• _Work to complete_
From the first line of the data down to and including the line with "const peakAtResponse = [-1.63, -1.88, -1.61];", copy everything exactly, leaving out pictures.
=-=-=-=-=
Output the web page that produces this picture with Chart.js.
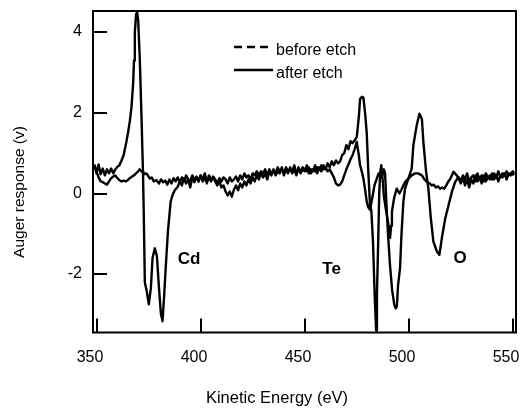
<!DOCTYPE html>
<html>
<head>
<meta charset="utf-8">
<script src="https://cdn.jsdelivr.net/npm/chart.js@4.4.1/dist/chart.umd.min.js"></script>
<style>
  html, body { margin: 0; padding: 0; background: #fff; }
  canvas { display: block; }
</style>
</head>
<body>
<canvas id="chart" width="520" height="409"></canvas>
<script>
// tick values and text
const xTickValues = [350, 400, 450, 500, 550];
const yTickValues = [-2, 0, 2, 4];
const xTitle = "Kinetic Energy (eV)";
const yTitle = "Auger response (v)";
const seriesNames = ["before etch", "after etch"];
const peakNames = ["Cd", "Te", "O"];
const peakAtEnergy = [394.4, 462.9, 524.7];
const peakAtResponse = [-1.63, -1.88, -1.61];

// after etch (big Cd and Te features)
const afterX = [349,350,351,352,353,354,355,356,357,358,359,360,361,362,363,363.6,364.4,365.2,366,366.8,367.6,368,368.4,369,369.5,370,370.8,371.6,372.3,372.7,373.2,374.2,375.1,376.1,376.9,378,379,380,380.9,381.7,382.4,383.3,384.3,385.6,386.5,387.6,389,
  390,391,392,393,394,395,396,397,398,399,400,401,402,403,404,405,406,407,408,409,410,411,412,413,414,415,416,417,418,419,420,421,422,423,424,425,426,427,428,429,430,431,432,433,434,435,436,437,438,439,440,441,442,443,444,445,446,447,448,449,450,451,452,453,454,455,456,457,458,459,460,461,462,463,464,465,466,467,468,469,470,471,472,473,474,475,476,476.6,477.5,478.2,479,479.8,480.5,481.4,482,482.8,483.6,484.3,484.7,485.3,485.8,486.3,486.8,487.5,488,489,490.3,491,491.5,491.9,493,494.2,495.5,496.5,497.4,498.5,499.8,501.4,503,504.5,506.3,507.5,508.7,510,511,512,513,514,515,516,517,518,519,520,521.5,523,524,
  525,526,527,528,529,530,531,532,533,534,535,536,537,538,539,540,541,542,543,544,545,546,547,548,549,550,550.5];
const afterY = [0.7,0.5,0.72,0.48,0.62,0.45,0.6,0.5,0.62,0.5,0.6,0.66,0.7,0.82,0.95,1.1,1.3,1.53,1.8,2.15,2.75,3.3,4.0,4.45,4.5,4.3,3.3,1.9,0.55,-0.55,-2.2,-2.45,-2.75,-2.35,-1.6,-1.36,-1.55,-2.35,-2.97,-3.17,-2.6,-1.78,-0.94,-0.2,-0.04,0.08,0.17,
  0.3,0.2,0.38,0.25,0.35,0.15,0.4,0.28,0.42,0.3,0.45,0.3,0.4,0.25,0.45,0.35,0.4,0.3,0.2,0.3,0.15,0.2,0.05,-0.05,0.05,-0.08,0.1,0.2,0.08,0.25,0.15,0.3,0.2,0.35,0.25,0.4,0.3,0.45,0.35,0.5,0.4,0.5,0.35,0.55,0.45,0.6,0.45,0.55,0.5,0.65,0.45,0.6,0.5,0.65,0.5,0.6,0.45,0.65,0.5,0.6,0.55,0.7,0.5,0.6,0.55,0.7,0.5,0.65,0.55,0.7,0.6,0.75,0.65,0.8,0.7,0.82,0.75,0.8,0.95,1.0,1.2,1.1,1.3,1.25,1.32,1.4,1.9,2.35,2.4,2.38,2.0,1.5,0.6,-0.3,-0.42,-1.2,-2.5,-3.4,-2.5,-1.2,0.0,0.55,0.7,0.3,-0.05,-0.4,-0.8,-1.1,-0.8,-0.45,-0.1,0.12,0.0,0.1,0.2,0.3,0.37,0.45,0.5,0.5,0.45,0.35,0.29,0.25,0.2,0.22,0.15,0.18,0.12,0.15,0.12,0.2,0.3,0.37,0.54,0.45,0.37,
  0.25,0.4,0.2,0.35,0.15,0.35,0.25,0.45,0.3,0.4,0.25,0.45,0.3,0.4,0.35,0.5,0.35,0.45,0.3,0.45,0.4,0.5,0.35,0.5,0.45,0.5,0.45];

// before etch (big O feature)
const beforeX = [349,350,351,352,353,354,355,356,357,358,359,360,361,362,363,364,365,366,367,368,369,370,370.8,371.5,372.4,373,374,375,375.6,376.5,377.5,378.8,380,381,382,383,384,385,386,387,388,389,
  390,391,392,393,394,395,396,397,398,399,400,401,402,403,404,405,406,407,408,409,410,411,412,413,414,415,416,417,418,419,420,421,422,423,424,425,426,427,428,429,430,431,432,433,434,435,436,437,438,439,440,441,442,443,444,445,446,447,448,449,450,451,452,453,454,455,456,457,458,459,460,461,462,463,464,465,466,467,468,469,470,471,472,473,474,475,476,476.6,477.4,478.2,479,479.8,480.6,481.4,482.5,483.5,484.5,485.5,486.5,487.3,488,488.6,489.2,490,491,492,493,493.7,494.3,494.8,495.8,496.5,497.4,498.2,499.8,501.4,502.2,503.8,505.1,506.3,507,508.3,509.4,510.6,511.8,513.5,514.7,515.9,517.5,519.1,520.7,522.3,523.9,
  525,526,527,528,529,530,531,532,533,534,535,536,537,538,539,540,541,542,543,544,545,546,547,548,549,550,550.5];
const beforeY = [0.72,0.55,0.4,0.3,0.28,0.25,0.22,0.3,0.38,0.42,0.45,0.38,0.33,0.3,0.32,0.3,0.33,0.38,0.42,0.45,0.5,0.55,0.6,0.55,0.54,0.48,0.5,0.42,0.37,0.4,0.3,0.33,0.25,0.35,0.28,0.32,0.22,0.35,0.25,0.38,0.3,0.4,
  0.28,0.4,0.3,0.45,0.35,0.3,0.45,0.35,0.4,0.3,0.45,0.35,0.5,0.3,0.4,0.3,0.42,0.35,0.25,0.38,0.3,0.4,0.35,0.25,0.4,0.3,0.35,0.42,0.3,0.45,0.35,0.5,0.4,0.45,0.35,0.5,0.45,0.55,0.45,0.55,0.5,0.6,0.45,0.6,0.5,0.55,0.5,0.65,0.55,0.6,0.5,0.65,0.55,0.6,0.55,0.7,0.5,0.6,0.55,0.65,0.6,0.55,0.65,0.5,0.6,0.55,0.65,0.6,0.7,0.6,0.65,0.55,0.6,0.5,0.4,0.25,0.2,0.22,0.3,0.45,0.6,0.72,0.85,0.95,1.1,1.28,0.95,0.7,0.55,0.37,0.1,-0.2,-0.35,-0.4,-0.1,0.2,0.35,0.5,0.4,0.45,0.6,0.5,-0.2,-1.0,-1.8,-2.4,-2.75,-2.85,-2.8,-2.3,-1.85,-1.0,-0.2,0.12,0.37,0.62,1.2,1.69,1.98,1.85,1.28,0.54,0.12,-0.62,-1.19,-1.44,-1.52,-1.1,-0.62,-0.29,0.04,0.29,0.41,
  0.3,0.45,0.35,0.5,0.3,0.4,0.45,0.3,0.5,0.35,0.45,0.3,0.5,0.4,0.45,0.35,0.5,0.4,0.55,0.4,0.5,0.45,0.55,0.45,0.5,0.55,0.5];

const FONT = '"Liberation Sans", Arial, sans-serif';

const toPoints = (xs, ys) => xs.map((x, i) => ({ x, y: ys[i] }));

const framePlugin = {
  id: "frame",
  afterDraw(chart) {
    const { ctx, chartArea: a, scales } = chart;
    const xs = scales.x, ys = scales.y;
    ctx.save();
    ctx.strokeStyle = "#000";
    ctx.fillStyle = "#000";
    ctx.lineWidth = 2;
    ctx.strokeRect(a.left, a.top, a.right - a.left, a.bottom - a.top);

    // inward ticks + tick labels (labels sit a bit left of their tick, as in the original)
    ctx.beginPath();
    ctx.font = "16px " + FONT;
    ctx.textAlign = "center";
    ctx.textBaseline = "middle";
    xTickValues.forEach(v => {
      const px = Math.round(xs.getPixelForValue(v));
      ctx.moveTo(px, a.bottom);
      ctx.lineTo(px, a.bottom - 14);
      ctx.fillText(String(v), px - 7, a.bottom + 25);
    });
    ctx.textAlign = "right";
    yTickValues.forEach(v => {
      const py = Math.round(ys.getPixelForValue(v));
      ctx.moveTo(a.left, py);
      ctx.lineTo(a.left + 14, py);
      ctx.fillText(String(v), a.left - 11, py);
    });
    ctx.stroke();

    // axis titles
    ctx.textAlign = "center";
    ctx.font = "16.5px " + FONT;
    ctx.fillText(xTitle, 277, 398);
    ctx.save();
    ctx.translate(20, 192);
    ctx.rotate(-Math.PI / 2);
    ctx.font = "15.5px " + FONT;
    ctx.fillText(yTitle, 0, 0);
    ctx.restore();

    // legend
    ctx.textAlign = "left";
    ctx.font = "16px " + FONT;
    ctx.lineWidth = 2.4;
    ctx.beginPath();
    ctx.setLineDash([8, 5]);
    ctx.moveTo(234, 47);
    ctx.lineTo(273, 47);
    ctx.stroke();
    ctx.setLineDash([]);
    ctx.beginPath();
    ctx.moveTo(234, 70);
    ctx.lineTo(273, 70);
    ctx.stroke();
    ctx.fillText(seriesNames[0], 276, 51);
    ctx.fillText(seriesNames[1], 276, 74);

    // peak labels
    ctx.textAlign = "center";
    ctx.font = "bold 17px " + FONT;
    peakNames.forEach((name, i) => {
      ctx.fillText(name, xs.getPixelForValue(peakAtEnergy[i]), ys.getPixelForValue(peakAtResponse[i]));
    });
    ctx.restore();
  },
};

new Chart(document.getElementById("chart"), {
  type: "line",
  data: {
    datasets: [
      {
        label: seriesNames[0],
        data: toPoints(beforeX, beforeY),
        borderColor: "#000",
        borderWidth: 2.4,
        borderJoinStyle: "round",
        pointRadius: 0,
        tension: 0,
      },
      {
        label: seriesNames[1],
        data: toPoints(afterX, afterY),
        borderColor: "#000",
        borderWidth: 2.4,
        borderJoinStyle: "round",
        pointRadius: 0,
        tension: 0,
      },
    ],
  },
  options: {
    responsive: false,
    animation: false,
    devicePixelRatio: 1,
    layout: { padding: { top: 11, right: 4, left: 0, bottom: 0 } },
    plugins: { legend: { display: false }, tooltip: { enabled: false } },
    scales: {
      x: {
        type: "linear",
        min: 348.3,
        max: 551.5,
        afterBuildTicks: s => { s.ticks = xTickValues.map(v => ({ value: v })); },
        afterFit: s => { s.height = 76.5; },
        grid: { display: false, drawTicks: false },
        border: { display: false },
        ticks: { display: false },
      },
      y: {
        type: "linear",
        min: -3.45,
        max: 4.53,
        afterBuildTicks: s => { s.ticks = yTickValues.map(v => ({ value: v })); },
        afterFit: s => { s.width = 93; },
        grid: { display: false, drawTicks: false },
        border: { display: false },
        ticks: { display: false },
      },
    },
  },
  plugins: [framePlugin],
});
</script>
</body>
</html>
=-=-=-=-=
• _Exercise answer_
Output the web page that produces this picture with Chart.js.
<!DOCTYPE html>
<html>
<head>
<meta charset="utf-8">
<script src="https://cdn.jsdelivr.net/npm/chart.js@4.4.1/dist/chart.umd.min.js"></script>
<style>
  html, body { margin: 0; padding: 0; background: #fff; }
  canvas { display: block; }
</style>
</head>
<body>
<canvas id="chart" width="520" height="409"></canvas>
<script>
// tick values and text
const xTickValues = [350, 400, 450, 500, 550];
const yTickValues = [-2, 0, 2, 4];
const xTitle = "Kinetic Energy (eV)";
const yTitle = "Auger response (v)";
const seriesNames = ["before etch", "after etch"];
const peakNames = ["Cd", "Te", "O"];
const peakAtEnergy = [394.4, 462.9, 524.7];
const peakAtResponse = [-1.63, -1.88, -1.61];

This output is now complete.